One final concern is the timing of depletion. We depleted six dpi, since previous experimental infections carried out in Kenya and Namibia suggested that the peak of clinical symptoms occurred around 2-3 weeks pi [9, 25] and previous depletion experiments suggested complete elimination of T cells for one to two weeks after treatment. We succeeded in removing the CD4+ T cells before the peak of clinical symptoms, but one can argue that a protective CD4 response acted prior to the depletion, or after CD4+ T cells returned. If the protective immune response in animals with mild symptoms of disease was driven by high numbers of IFN-γ-secreting CD4+ T cells, we would not expect such cells to appear early, as demonstrated in the previous studies [7, 8]. Also, while naïve CD4+ T cells appeared from the thymus one week after treatment, one would expect that a hypothetical, protective CD4+ T cell response would be seriously delayed in the depleted animals, leading to severe disease.
If CD4+ T cells do not provide the protective response in a primary infection, what defines whether an animal develops severe (acute) or a less severe (chronic) diseaseż Since there is no direct correlation between antibody titres and disease severity, it is difficult to ascribe a protective role to high antibody titers. Therefore, we assume that innate responses may play an important role. Of course, our data do not rule out a protective role for CD4+ T cells in combination with antibody production after vaccination or during a secondary infection.

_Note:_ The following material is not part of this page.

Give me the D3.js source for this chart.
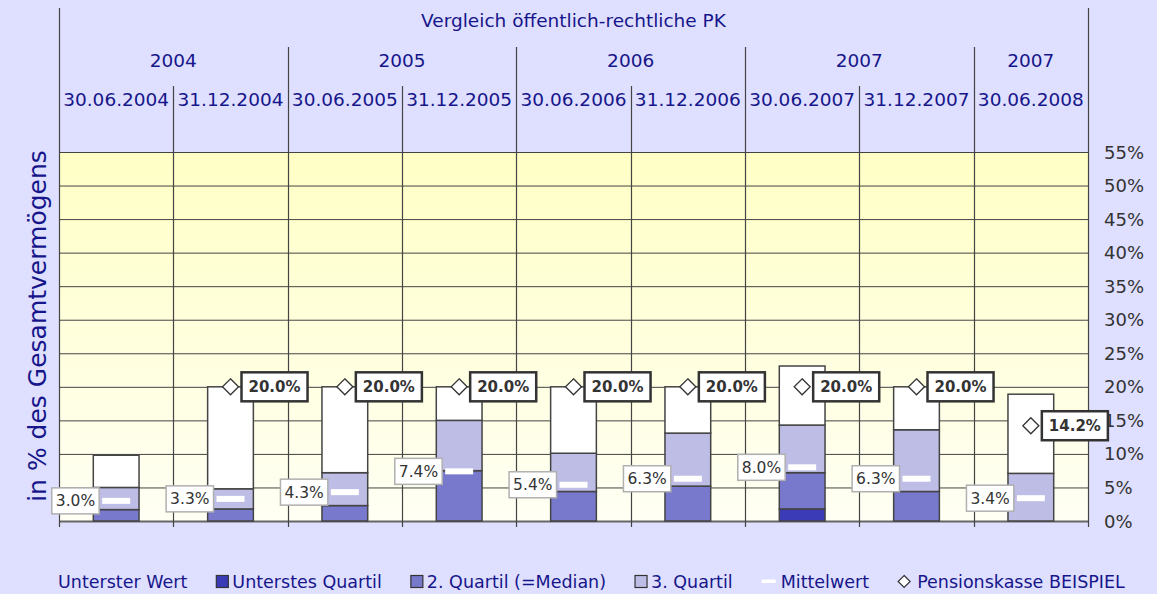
<!DOCTYPE html>
<html>
<head>
<meta charset="utf-8">
<script src="https://cdn.jsdelivr.net/npm/d3@7"></script>
<style>
  body { margin: 0; background: #dfdfff; }
  svg { display: block; font-family: "DejaVu Sans", Verdana, sans-serif; }
</style>
</head>
<body>
<div id="chart"></div>
<script>
// chart data
var title = "Vergleich öffentlich-rechtliche PK";
var dates = ["30.06.2004", "31.12.2004", "30.06.2005", "31.12.2005", "30.06.2006",
             "31.12.2006", "30.06.2007", "31.12.2007", "30.06.2008"];
var yearLabels = ["2004", "2005", "2006", "2007", "2007"];
var yearSpans = [2, 2, 2, 2, 1];

var minValues    = [0, 0, 0, 0, 0, 0, 0, 0, 0];
var q1Values     = [0, 0, 0, 0, 0, 0, 1.8, 0, 0];
var medianValues = [1.7, 1.8, 2.3, 7.5, 4.4, 5.2, 7.2, 4.4, 0];
var q3Values     = [5.0, 4.8, 7.2, 15.0, 10.1, 13.1, 14.3, 13.6, 7.1];
var maxValues    = [9.8, 20.0, 20.0, 20.0, 20.0, 20.0, 23.1, 20.0, 18.9];
var meanValues   = [3.0, 3.3, 4.3, 7.4, 5.4, 6.3, 8.0, 6.3, 3.4];
var pensionValues = [null, 20.0, 20.0, 20.0, 20.0, 20.0, 20.0, 20.0, 14.2];

var yTicks = [0, 5, 10, 15, 20, 25, 30, 35, 40, 45, 50, 55];
var legendNames = ["Unterster Wert", "Unterstes Quartil", "2. Quartil (=Median)", "3. Quartil", "Mittelwert", "Pensionskasse BEISPIEL"];

// layout
var width = 1157, height = 594;
var plot = {left: 59, right: 1088, top: 152, bottom: 521};
var navy = "#16168a";
var segColors = ["none", "#3b3bb8", "#7878cc", "#bdbde6", "#ffffff"];

var svg = d3.select("#chart").append("svg")
    .attr("width", width)
    .attr("height", height);

var defs = svg.append("defs");
var grad = defs.append("linearGradient")
    .attr("id", "plotbg")
    .attr("x1", 0).attr("y1", 0).attr("x2", 0).attr("y2", 1);
grad.append("stop").attr("offset", "0%").attr("stop-color", "#ffffc6");
grad.append("stop").attr("offset", "100%").attr("stop-color", "#fffff4");

var x = d3.scaleBand()
    .domain(dates)
    .range([plot.left, plot.right])
    .padding(0);

var y = d3.scaleLinear()
    .domain([0, 55])
    .range([plot.bottom, plot.top]);

var bw = x.bandwidth();
var barW = bw * 0.4;

svg.append("rect")
    .attr("x", plot.left)
    .attr("y", plot.top)
    .attr("width", plot.right - plot.left)
    .attr("height", plot.bottom - plot.top)
    .attr("fill", "url(#plotbg)");

// horizontal grid
svg.append("g").selectAll("line")
    .data(yTicks)
    .enter().append("line")
    .attr("x1", plot.left).attr("x2", plot.right)
    .attr("y1", function (d) { return y(d) + 0.5; })
    .attr("y2", function (d) { return y(d) + 0.5; })
    .attr("stroke", function (d) { return d === 0 ? "#666" : "#444"; })
    .attr("stroke-width", function (d) { return d === 0 ? 2 : 1; });

// vertical boundaries: category, year and outer frame lines
var bounds = dates.map(function (d) { return x(d); }).concat([plot.right]);
var yearStarts = [0];
yearSpans.forEach(function (s, i) { yearStarts.push(yearStarts[i] + s); });

svg.append("g").selectAll("line")
    .data(bounds)
    .enter().append("line")
    .attr("x1", function (d) { return Math.round(d) + 0.5; })
    .attr("x2", function (d) { return Math.round(d) + 0.5; })
    .attr("y1", function (d, i) {
        if (i === 0 || i === bounds.length - 1) return 8;
        if (yearStarts.indexOf(i) >= 0) return 47;
        return 86;
    })
    .attr("y2", plot.bottom + 6)
    .attr("stroke", "#444")
    .attr("stroke-width", 1.2);

// y axis labels on the right
svg.append("g").selectAll("text")
    .data(yTicks)
    .enter().append("text")
    .attr("x", 1104)
    .attr("y", function (d) { return y(d) + 6.5; })
    .attr("fill", "#333")
    .attr("font-size", 18)
    .text(function (d) { return d + "%"; });

// header texts
svg.append("text")
    .attr("x", (plot.left + plot.right) / 2)
    .attr("y", 27)
    .attr("text-anchor", "middle")
    .attr("fill", navy)
    .attr("font-size", 18.5)
    .text(title);

svg.append("g").selectAll("text")
    .data(yearLabels)
    .enter().append("text")
    .attr("x", function (d, i) {
        var a = x(dates[yearStarts[i]]);
        var b = a + yearSpans[i] * bw;
        return (a + b) / 2;
    })
    .attr("y", 67)
    .attr("text-anchor", "middle")
    .attr("fill", navy)
    .attr("font-size", 18.5)
    .text(function (d) { return d; });

svg.append("g").selectAll("text")
    .data(dates)
    .enter().append("text")
    .attr("x", function (d) { return x(d) + bw / 2; })
    .attr("y", 106)
    .attr("text-anchor", "middle")
    .attr("fill", navy)
    .attr("font-size", 18.5)
    .text(function (d) { return d; });

// y axis title
svg.append("text")
    .attr("transform", "translate(46,326) rotate(-90)")
    .attr("text-anchor", "middle")
    .attr("fill", navy)
    .attr("font-size", 25)
    .text("in % des Gesamtvermögens");

// stacked boxes
var rows = dates.map(function (d, i) {
    return {
        date: d,
        s0: minValues[i],
        s1: q1Values[i] - minValues[i],
        s2: medianValues[i] - q1Values[i],
        s3: q3Values[i] - medianValues[i],
        s4: maxValues[i] - q3Values[i]
    };
});
var keys = ["s0", "s1", "s2", "s3", "s4"];
var series = d3.stack().keys(keys)(rows);

var layer = svg.append("g").selectAll("g")
    .data(series)
    .enter().append("g")
    .attr("fill", function (d, i) { return segColors[i]; })
    .attr("stroke", function (d, i) { return i === 0 ? "none" : "#444"; })
    .attr("stroke-width", 1.5);

layer.selectAll("rect")
    .data(function (d) { return d.filter(function (s) { return s[1] - s[0] > 0; }); })
    .enter().append("rect")
    .attr("x", function (d) { return x(d.data.date) + (bw - barW) / 2; })
    .attr("y", function (d) { return y(d[1]); })
    .attr("width", barW)
    .attr("height", function (d) { return y(d[0]) - y(d[1]); });

// mean dashes
svg.append("g").selectAll("rect")
    .data(meanValues)
    .enter().append("rect")
    .attr("x", function (d, i) { return x(dates[i]) + bw / 2 - 14; })
    .attr("y", function (d) { return y(d) - 3; })
    .attr("width", 28)
    .attr("height", 6)
    .attr("fill", "#fff");

// mean labels
var meanLab = svg.append("g").selectAll("g")
    .data(meanValues)
    .enter().append("g")
    .attr("transform", function (d, i) {
        return "translate(" + (x(dates[i]) + bw / 2 - 17) + "," + y(d) + ")";
    });
meanLab.append("rect")
    .attr("fill", "#fff")
    .attr("stroke", "#b0b0b0")
    .attr("stroke-width", 1.5);
meanLab.append("text")
    .attr("x", -4)
    .attr("y", 5.5)
    .attr("text-anchor", "end")
    .attr("fill", "#333")
    .attr("font-size", 15.5)
    .text(function (d) { return d.toFixed(1) + "%"; })
    .each(function () {
        var b = this.getBBox();
        d3.select(this.parentNode).select("rect")
            .attr("x", b.x - 4)
            .attr("y", -13)
            .attr("width", b.width + 8)
            .attr("height", 26);
    });

// Pensionskasse markers and labels
var pk = svg.append("g").selectAll("g")
    .data(pensionValues.map(function (v, i) { return {v: v, date: dates[i]}; })
        .filter(function (d) { return d.v !== null; }))
    .enter().append("g")
    .attr("transform", function (d) {
        return "translate(" + (x(d.date) + bw / 2) + "," + y(d.v) + ")";
    });
pk.append("path")
    .attr("d", "M0,-8L8,0L0,8L-8,0Z")
    .attr("fill", "#fff")
    .attr("stroke", "#333")
    .attr("stroke-width", 1.3);
pk.append("rect")
    .attr("fill", "#fff")
    .attr("stroke", "#333")
    .attr("stroke-width", 2.5);
pk.append("text")
    .attr("x", 18)
    .attr("y", 5.5)
    .attr("fill", "#333")
    .attr("font-size", 15)
    .attr("font-weight", "bold")
    .text(function (d) { return d.v.toFixed(1) + "%"; })
    .each(function () {
        var b = this.getBBox();
        d3.select(this.parentNode).select("rect")
            .attr("x", 11)
            .attr("y", -14.5)
            .attr("width", b.width + 14)
            .attr("height", 29);
    });

// legend
var legend = svg.append("g").attr("transform", "translate(0,588)");
var lx = 58;
legendNames.forEach(function (name, i) {
    if (i === 1 || i === 2 || i === 3) {
        legend.append("rect")
            .attr("x", lx).attr("y", -12.5)
            .attr("width", 12).attr("height", 12)
            .attr("fill", segColors[i])
            .attr("stroke", "#333")
            .attr("stroke-width", 1.2);
        lx += 16;
    } else if (i === 4) {
        legend.append("rect")
            .attr("x", lx).attr("y", -8.5)
            .attr("width", 14).attr("height", 3.5)
            .attr("fill", "#fff");
        lx += 19;
    } else if (i === 5) {
        legend.append("path")
            .attr("d", "M" + (lx + 6) + ",-12.5L" + (lx + 12) + ",-6.5L" + (lx + 6) + ",-0.5L" + lx + ",-6.5Z")
            .attr("fill", "#fff")
            .attr("stroke", "#333")
            .attr("stroke-width", 1.2);
        lx += 19;
    }
    var t = legend.append("text")
        .attr("x", lx)
        .attr("fill", navy)
        .attr("font-size", 17.5)
        .text(name);
    lx += t.node().getComputedTextLength() + 29;
});
</script>
</body>
</html>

CBPP is a fatal disease particularly in naïve herds where up to > 30% of animals may die , indicating that during a primary infection the induced responses are not sufficient or appear too late to adequately control the disease. Following this reasoning, it is not surprising that acquired responses driven by CD4+ T cells only play a minor role in control of primary CBPP infection as previously speculated . In our opinion future research efforts towards the identification of protective immune responses should be focused on an infection model employing immune animals.